Idaho Rep. James Ruchti, a Democrat from Pocatello, told the Statesman that he thinks a coarsening of public discourse in the state has led to more confrontational behavior by politicians and citizens. He said a number of Idaho Republicans closely aligned with the Idaho Freedom Foundation use “obnoxious, disrespectful, coarsened dialogue” in the Legislature and among their constituents, which has contributed to a disturbing tenor in Idaho politics.
“Violent speech and violent behavior at rallies or public meetings, that doesn’t happen in a vacuum,” Ruchti said. “Over time, it’s going to lead to more and more violent rhetoric, imagery in our public discourse and eventually violence altogether.”
The Idaho House Republican Caucus did not respond to a request for comment.

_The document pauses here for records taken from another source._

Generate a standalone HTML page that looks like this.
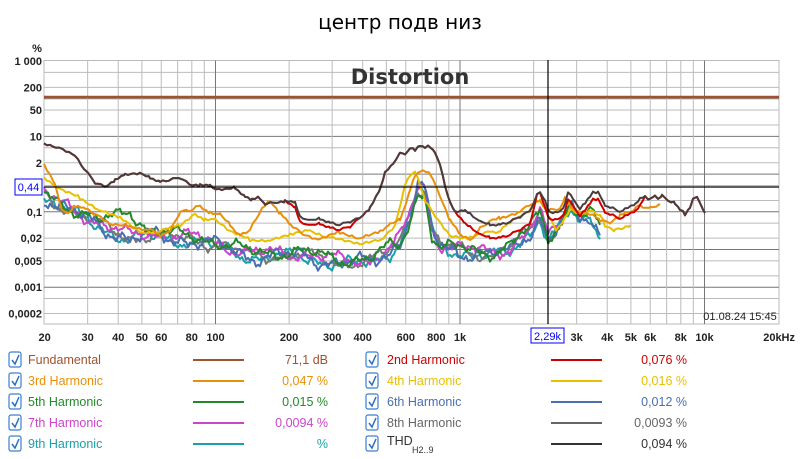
<!DOCTYPE html>
<html><head><meta charset="utf-8">
<style>
body{margin:0;background:#fff;width:800px;height:459px;overflow:hidden;font-family:"Liberation Sans","DejaVu Sans",sans-serif;}
svg{position:absolute;left:0;top:0}
.ax{font:11px "Liberation Sans",sans-serif;fill:#222;font-weight:bold}
.lg{font:12.5px "Liberation Sans",sans-serif}
</style></head><body>
<svg id="s" width="800" height="459" xmlns="http://www.w3.org/2000/svg">
<text x="400" y="29" text-anchor="middle" font-family="DejaVu Sans, Liberation Sans, sans-serif" font-size="20" fill="#000">центр подв низ</text>
<g id="grid"></g>
<text x="410" y="84" text-anchor="middle" font-family="DejaVu Sans, Liberation Sans, sans-serif" font-weight="bold" font-size="21" fill="#333">Distortion</text>
<g id="curves" fill="none" stroke-width="2" stroke-linejoin="round"></g>
<line x1="44" y1="97" x2="779" y2="97" stroke="#a0522d" stroke-width="2.5"/>
<line x1="44" y1="187" x2="779" y2="187" stroke="#000" stroke-width="1.2"/>
<line x1="548" y1="60" x2="548" y2="324" stroke="#000" stroke-width="1.2"/>
<rect x="15" y="179" width="27" height="16" fill="#fff" stroke="#00f"/>
<text x="28.5" y="191" text-anchor="middle" font-size="11" fill="#00f" font-family="Liberation Sans, sans-serif">0,44</text>
<text x="740" y="320" text-anchor="middle" font-size="11" fill="#222" font-family="Liberation Sans, sans-serif">01.08.24 15:45</text>
<g id="lab"></g>
<rect x="531" y="328" width="33" height="15" fill="#fff" stroke="#00f"/>
<text x="547.5" y="340" text-anchor="middle" font-size="11" fill="#00f" font-family="Liberation Sans, sans-serif">2,29k</text>
<g id="leg" class="lg"></g>
</svg>
<script>
var NS="http://www.w3.org/2000/svg";
function el(p,t,a,txt){var e=document.createElementNS(NS,t);for(var k in a)e.setAttribute(k,a[k]);if(txt!=null)e.textContent=txt;p.appendChild(e);return e;}
function X(f){return 460+244.5*Math.log10(f/1000);}
function Y(v){return 61+37.7*(3-Math.log10(v));}
var g=document.getElementById('grid');
el(g,'rect',{x:44,y:60.5,width:735,height:263.5,fill:'#fff',stroke:'#bbb'});
for(var d=-4;d<3;d++){[2,5].forEach(function(m){var y=Y(m*Math.pow(10,d));el(g,'line',{x1:44,x2:779,y1:y,y2:y,stroke:'#bbb'});});
 if(d>-4){var y=Y(Math.pow(10,d));el(g,'line',{x1:44,x2:779,y1:y,y2:y,stroke:'#777'});}}
for(var dd=10;dd<=10000;dd*=10){for(var m=1;m<10;m++){var f=m*dd;if(f<=20||f>=20000)continue;var x=X(f);
 var dark=(m==1);el(g,'line',{x1:x,x2:x,y1:60.5,y2:324,stroke:dark?'#777':'#bbb'});}}
var lab=document.getElementById('lab');
[["1 000",1000],["200",200],["50",50],["10",10],["2",2],["0,1",0.1],["0,02",0.02],["0,005",0.005],["0,001",0.001],["0,0002",0.0002]].forEach(function(a){
 el(lab,'text',{x:42,y:Y(a[1])+4,'text-anchor':'end','class':'ax'},a[0]);});
el(lab,'text',{x:37,y:52,'text-anchor':'middle','class':'ax'},'%');
[["20",20],["30",30],["40",40],["50",50],["60",60],["80",80],["100",100],["200",200],["300",300],["400",400],["600",600],["800",800],["1k",1000],["2",2000],["3k",3000],["4k",4000],["5k",5000],["6k",6000],["8k",8000],["10k",10000]].forEach(function(a){
 el(lab,'text',{x:X(a[1]),y:341,'text-anchor':'middle','class':'ax'},a[0]);});
el(lab,'text',{x:795,y:341,'text-anchor':'end','class':'ax'},'20kHz');
var cv=document.getElementById('curves');
function line(pts,c,w){el(cv,'polyline',{points:pts.map(function(p){return p.join(',')}).join(' '),stroke:c,'stroke-width':w||2});}
function noisy(base,seed,amp,off,x0,x1){var pts=[];for(var x=x0;x<=x1;x+=2){var i=0;while(i<base.length-2&&base[i+1][0]<x)i++;var a=base[i],b=base[i+1];var t=Math.max(0,Math.min(1,(x-a[0])/(b[0]-a[0])));var y=a[1]+(b[1]-a[1])*t+off;
 y+=amp*(Math.sin(x*0.21+seed)*0.6+Math.sin(x*0.53+seed*2.3)*0.4+Math.sin(x*0.09+seed*4.1)*0.8+Math.sin(x*1.3+seed*3.7)*0.3);pts.push([x,y.toFixed(1)]);}return pts;}
function jag(pts,amp,seed){var out=[];for(var i=0;i<pts.length-1;i++){var a=pts[i],b=pts[i+1];for(var x=a[0];x<b[0];x+=3){var t=(x-a[0])/(b[0]-a[0]);out.push([x,(a[1]+(b[1]-a[1])*t+amp*Math.sin(x*1.7+seed)*Math.sin(x*0.37+seed)).toFixed(1)]);}}out.push(pts[pts.length-1]);return out;}
var thd=[[44,143],[60,148],[75,155],[85,170],[95,183],[105,186],[115,180],[125,175],[140,174],[150,178],[160,181],[170,180],[180,178],[190,184],[200,185],[210,186],[216,190],[225,190],[235,188],[245,196],[252,200],[258,198],[265,204],[275,202],[285,201],[295,203],[300,217],[310,221],[320,219],[330,222],[340,225],[350,222],[360,217],[370,208],[380,190],[385,173],[393,163],[400,153],[405,154],[410,149],[415,150],[420,145],[425,148],[430,146],[435,152],[440,165],[445,185],[450,202],[455,212],[465,211],[470,214],[480,222],[490,225],[500,224],[510,222],[520,217],[530,210],[537,195],[540,193],[545,200],[550,213],[555,213],[560,211],[565,205],[568,193],[572,196],[577,205],[580,210],[585,203],[590,196],[593,192],[598,193],[605,205],[610,208],[615,208],[620,212],[625,209],[635,205],[640,199],[645,196],[650,200],[655,196],[658,199],[662,195],[668,202],[675,203],[680,210],[685,214],[690,207],[693,199],[697,197],[700,202],[705,213]];
var red=thd.map(function(p){var x=p[0],y=p[1];if(x>=295&&x<=350)y+=5;if(x>=465&&x<=535)y+=13;if(x>=545&&x<=640)y+=7;return [x,y];});
var base=[[44,195],[60,205],[80,215],[100,225],[130,238],[150,235],[200,240],[250,255],[300,255],[340,262],[370,262],[390,250],[400,240],[410,215],[418,188],[425,190],[432,230],[440,245],[460,250],[490,255],[510,250],[530,230],[540,215],[548,240],[560,225],[570,210],[580,220],[590,215],[600,232]];
line(noisy(base,1.0,5,2,44,600),'#1aa0a8');
line(noisy(base,2.0,5,0,44,560),'#777777');
line(noisy(base,3.0,5,-2,44,560),'#cc44cc');
line(noisy(base,4.0,6,1,44,600),'#4a6fb0');
var gb=base.map(function(p){var y=p[1];if(p[0]>=110&&p[0]<=135)y-=25;if(p[0]>=400&&p[0]<=440)y+=8;return [p[0],y]});
line(noisy(gb,5.0,5,-3,44,600),'#22892a');
line(jag([[44,178],[60,190],[80,198],[100,210],[120,218],[140,232],[160,232],[180,225],[195,213],[205,220],[215,220],[230,232],[250,240],[270,240],[290,235],[310,230],[330,238],[360,245],[380,240],[395,225],[405,185],[410,175],[415,172],[425,200],[435,215],[450,235],[470,238],[490,232],[500,232],[510,222],[520,215],[530,210],[540,200],[548,215],[556,230],[570,210],[580,215],[590,210],[600,215],[605,225],[615,230],[620,228],[630,225]],2,1),'#e8c000');
line(jag([[44,165],[55,185],[62,210],[68,215],[75,206],[85,207],[95,214],[110,225],[130,226],[150,230],[160,236],[170,230],[180,212],[190,211],[200,205],[210,213],[220,215],[230,225],[240,235],[250,230],[262,210],[270,200],[280,213],[290,225],[300,232],[320,240],[340,232],[360,238],[380,232],[390,225],[400,220],[410,190],[415,175],[420,172],[430,173],[440,195],[450,220],[460,235],[470,240],[480,228],[490,222],[500,218],[520,212],[530,205],[540,200],[548,210],[560,210],[565,198],[575,212],[590,215],[600,220],[610,222],[620,215],[630,213],[640,205],[650,208],[660,205]],2,2),'#e8900a');
line(jag(red,1.5,3),'#cc0000');
line(jag(thd,1.5,3),'#4a3c3c');
var leg=document.getElementById('leg');
var L=[["Fundamental","#a0522d","71,1 dB"],["2nd Harmonic","#cc0000","0,076 %"],["3rd Harmonic","#e8900a","0,047 %"],["4th Harmonic","#e8c000","0,016 %"],["5th Harmonic","#22892a","0,015 %"],["6th Harmonic","#4a6fb0","0,012 %"],["7th Harmonic","#cc44cc","0,0094 %"],["8th Harmonic","#666666","0,0093 %"],["9th Harmonic","#1aa0a8","%"],["THD","#333333","0,094 %"]];
L.forEach(function(a,i){var col=i%2,row=Math.floor(i/2);var y=360+row*21;var bx=col?366:9,tx=col?387:28,lx=col?551:193,vx=col?687:328;
 el(leg,'rect',{x:bx,y:y-8,width:12,height:15,rx:2,fill:'#fff',stroke:'#3a7fd0','stroke-width':1.2});
 el(leg,'path',{d:'M'+(bx+3)+' '+(y)+' l3 4 l4 -9',fill:'none',stroke:'#2a6fc0','stroke-width':1.5});
 var t=el(leg,'text',{x:tx,y:y+4,fill:a[1]},a[0]);
 if(a[0]=="THD"){el(leg,'text',{x:tx+25,y:y+9,fill:a[1],'font-size':9},'H2..9');t.setAttribute('y',y+1);}
 el(leg,'line',{x1:lx,x2:lx+51,y1:y,y2:y,stroke:a[1],'stroke-width':2});
 el(leg,'text',{x:vx,y:y+4,fill:a[1],'text-anchor':'end'},a[2]);});
</script>
</body></html>
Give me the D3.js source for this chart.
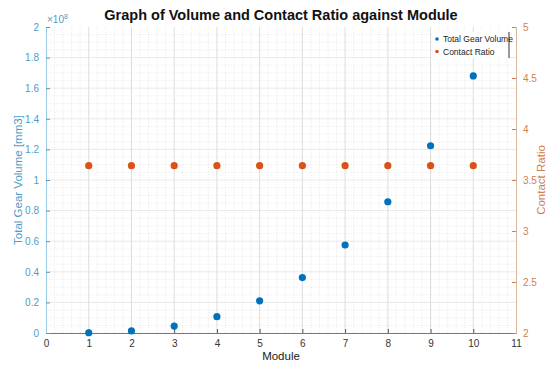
<!DOCTYPE html>
<html>
<head>
<meta charset="utf-8">
<script src="https://cdn.jsdelivr.net/npm/d3@7"></script>
<style>
  html, body { margin: 0; padding: 0; background: #fff; }
  svg { display: block; font-family: "Liberation Sans", Arial, sans-serif; }
</style>
</head>
<body>
<svg id="chart" width="558" height="369"></svg>
<script>
// Module numbers on the x axis
const modules = [1, 2, 3, 4, 5, 6, 7, 8, 9, 10];
// Total gear volume, in units of 1e8 mm3
const volume = [0.0017, 0.0134, 0.045, 0.107, 0.21, 0.362, 0.575, 0.858, 1.224, 1.68];
// Contact ratio per module
const contactRatio = [3.64, 3.64, 3.64, 3.64, 3.64, 3.64, 3.64, 3.64, 3.64, 3.64];

const xTicks = [0, 1, 2, 3, 4, 5, 6, 7, 8, 9, 10, 11];
const leftTicks = [0, 0.2, 0.4, 0.6, 0.8, 1, 1.2, 1.4, 1.6, 1.8, 2];
const rightTicks = [2, 2.5, 3, 3.5, 4, 4.5, 5];

const title = "Graph of Volume and Contact Ratio against Module";
const xLabel = "Module";
const leftLabel = "Total Gear Volume [mm3]";
const rightLabel = "Contact Ratio";
const seriesNames = ["Total Gear Volume", "Contact Ratio"];

const blue = "#0072BD", orange = "#D95319";
const leftAxisColor = "#4f9cc9", rightAxisColor = "#d0804f";

const m = { left: 46, right: 42, top: 27, bottom: 36 };
const W = 558, H = 369;
const pw = W - m.left - m.right, ph = H - m.top - m.bottom;

const svg = d3.select("#chart");
const g = svg.append("g").attr("transform", `translate(${m.left},${m.top})`);

const x = d3.scaleLinear().domain([0, 11]).range([0, pw]);
const yL = d3.scaleLinear().domain([0, 2]).range([ph, 0]);
const yR = d3.scaleLinear().domain([2, 5]).range([ph, 0]);

// Minor grid (dotted)
const minorX = d3.range(0, 11.001, 0.2).filter(v => Math.abs(v - Math.round(v)) > 1e-6);
const minorY = d3.range(0, 2.001, 0.05).filter(v => Math.abs(v * 5 - Math.round(v * 5)) > 1e-6);
g.append("g").selectAll("line").data(minorX).join("line")
  .attr("x1", d => x(d)).attr("x2", d => x(d)).attr("y1", 0).attr("y2", ph)
  .attr("stroke", "#e2e2e2").attr("stroke-width", 0.8).attr("stroke-dasharray", "1,1.5");
g.append("g").selectAll("line").data(minorY).join("line")
  .attr("y1", d => yL(d)).attr("y2", d => yL(d)).attr("x1", 0).attr("x2", pw)
  .attr("stroke", "#e6e6e6").attr("stroke-width", 0.8).attr("stroke-dasharray", "1,1.5");

// Major grid
g.append("g").selectAll("line").data(xTicks.slice(1, -1)).join("line")
  .attr("x1", d => x(d)).attr("x2", d => x(d)).attr("y1", 0).attr("y2", ph)
  .attr("stroke", "#d4d4d4").attr("stroke-width", 0.8);
g.append("g").selectAll("line").data(leftTicks.slice(1, -1)).join("line")
  .attr("y1", d => yL(d)).attr("y2", d => yL(d)).attr("x1", 0).attr("x2", pw)
  .attr("stroke", "#e4e4e4").attr("stroke-width", 0.8);

// Axes
const xAxis = g.append("g").attr("transform", `translate(0,${ph})`)
  .call(d3.axisBottom(x).tickValues(xTicks).tickFormat(d3.format("d")).tickSize(-4).tickPadding(7));
xAxis.select(".domain").attr("stroke", "#777");
xAxis.selectAll(".tick line").attr("stroke", "#555");
xAxis.selectAll("text").attr("fill", "#333").attr("font-size", 10);

const lAxis = g.append("g")
  .call(d3.axisLeft(yL).tickValues(leftTicks).tickFormat(d => d === 0 ? "0" : d3.format("")(+d.toFixed(1))).tickSize(-4).tickPadding(7));
lAxis.select(".domain").attr("stroke", "#9ccbe4");
lAxis.selectAll(".tick line").attr("stroke", leftAxisColor);
lAxis.selectAll("text").attr("fill", leftAxisColor).attr("font-size", 10);

const rAxis = g.append("g").attr("transform", `translate(${pw},0)`)
  .call(d3.axisRight(yR).tickValues(rightTicks).tickFormat(d3.format("")).tickSize(-4).tickPadding(7));
rAxis.select(".domain").attr("stroke", "#d8b69c");
rAxis.selectAll(".tick line").attr("stroke", rightAxisColor);
rAxis.selectAll("text").attr("fill", rightAxisColor).attr("font-size", 10);

// Exponent label
const expo = g.append("text").attr("x", 1).attr("y", -4)
  .attr("fill", leftAxisColor).attr("font-size", 10);
expo.append("tspan").text("\u00d710");
expo.append("tspan").attr("dy", -4).attr("font-size", 7).text("8");

// Data points
g.append("g").selectAll("circle").data(modules).join("circle")
  .attr("cx", (d) => x(d)).attr("cy", (d, i) => yL(volume[i])).attr("r", 3.6).attr("fill", blue);
g.append("g").selectAll("circle").data(modules).join("circle")
  .attr("cx", (d) => x(d)).attr("cy", (d, i) => yR(contactRatio[i])).attr("r", 3.6).attr("fill", orange);

// Title and axis labels
svg.append("text").attr("x", m.left + pw / 2).attr("y", 20).attr("text-anchor", "middle")
  .attr("font-size", 14.5).attr("font-weight", "bold").attr("fill", "#111").text(title);
svg.append("text").attr("x", m.left + pw / 2).attr("y", 360).attr("text-anchor", "middle")
  .attr("font-size", 11.5).attr("fill", "#222").text(xLabel);
svg.append("text").attr("transform", `translate(22,${m.top + ph / 2}) rotate(-90)`)
  .attr("text-anchor", "middle").attr("font-size", 11.5).attr("fill", leftAxisColor).text(leftLabel);
svg.append("text").attr("transform", `translate(545,${m.top + ph / 2}) rotate(-90)`)
  .attr("text-anchor", "middle").attr("font-size", 11.5).attr("fill", rightAxisColor).text(rightLabel);

// Legend
const lg = svg.append("g").attr("transform", "translate(432,32)");
lg.append("rect").attr("width", 77).attr("height", 26).attr("fill", "#fff");
lg.append("line").attr("x1", 77).attr("x2", 77).attr("y1", 0).attr("y2", 26)
  .attr("stroke", "#333").attr("stroke-width", 1);
[blue, orange].forEach((c, i) => {
  lg.append("circle").attr("cx", 5).attr("cy", 7 + i * 12.5).attr("r", 1.8).attr("fill", c);
  lg.append("text").attr("x", 11).attr("y", 10 + i * 12.5).attr("font-size", 8.5)
    .attr("fill", "#222").text(seriesNames[i]);
});
</script>
</body>
</html>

Sen. Melissa Wintrow, D-Boise, has co-chaired the National Institute for Civil Discourse’s Network of State Legislators, meeting with state representatives outside of Idaho to discuss discourse. She called today’s rhetoric “so strong.”
“I think we have to take a deep breath and lay our weapons down and come to the center,” she said, noting that she feels more hopeful about young people, who are “much more open to each other.”
“But man,” she said. “It’s hard to combat lies, especially when you are in the minority. I’m usually a very hopeful person – I really am – and I’m a little bit dismayed at this time.”
After the Turning Point USA gathering, the comments of the man in the Nampa video, Boise resident Zachary Fettel, spread widely on Twitter, with multiple people posting his name.
On Oct. 28, Fettel filed a report with the Boise Police Department that states he “asked a question regarding timelines on when we, meaning the individual citizen in general, could put an end to the political tyranny in this country.”
The report states: “The way he asked the question was captured electronically and misconstrued by liberal news outlets and spread on social media platforms … (B)oth Fettel and his wife have received somewhat vitriolic messages and their identities have been spread around.”
Fettel and his wife reported that someone posted the home address of his parents, that they had received “threatening messages” and that they were worried “unsavory or even harmful activity” could be taken against Fettel or his family.
Fettel also sent the police department a voicemail recording, obtained by the Statesman. “I saw that little video of you asking about guns and meaning to shoot people. You better have a lot of ammunition,” the caller said, before calling Fettel an expletive.
The Statesman made multiple attempts to contact Fettel for comment, but he did not respond.
A day after the Oct. 25 rally in Nampa, Kirk held another at a church in Meridian – at which far-right activist and Idaho Republican gubernatorial candidate Ammon Bundy made a YouTube video complaining that he couldn’t carry his gun into the church.
Three days later, a person called law enforcement in Ada County to say they had seen a video of Fettel “making statements of using guns against people” – presumably referring to the Oct. 25 event. The Meridian Police Department responded by seeing whether an investigation was warranted, according to an incident detail report obtained by the Statesman, and that report was quickly changed from “high priority” to “low priority.”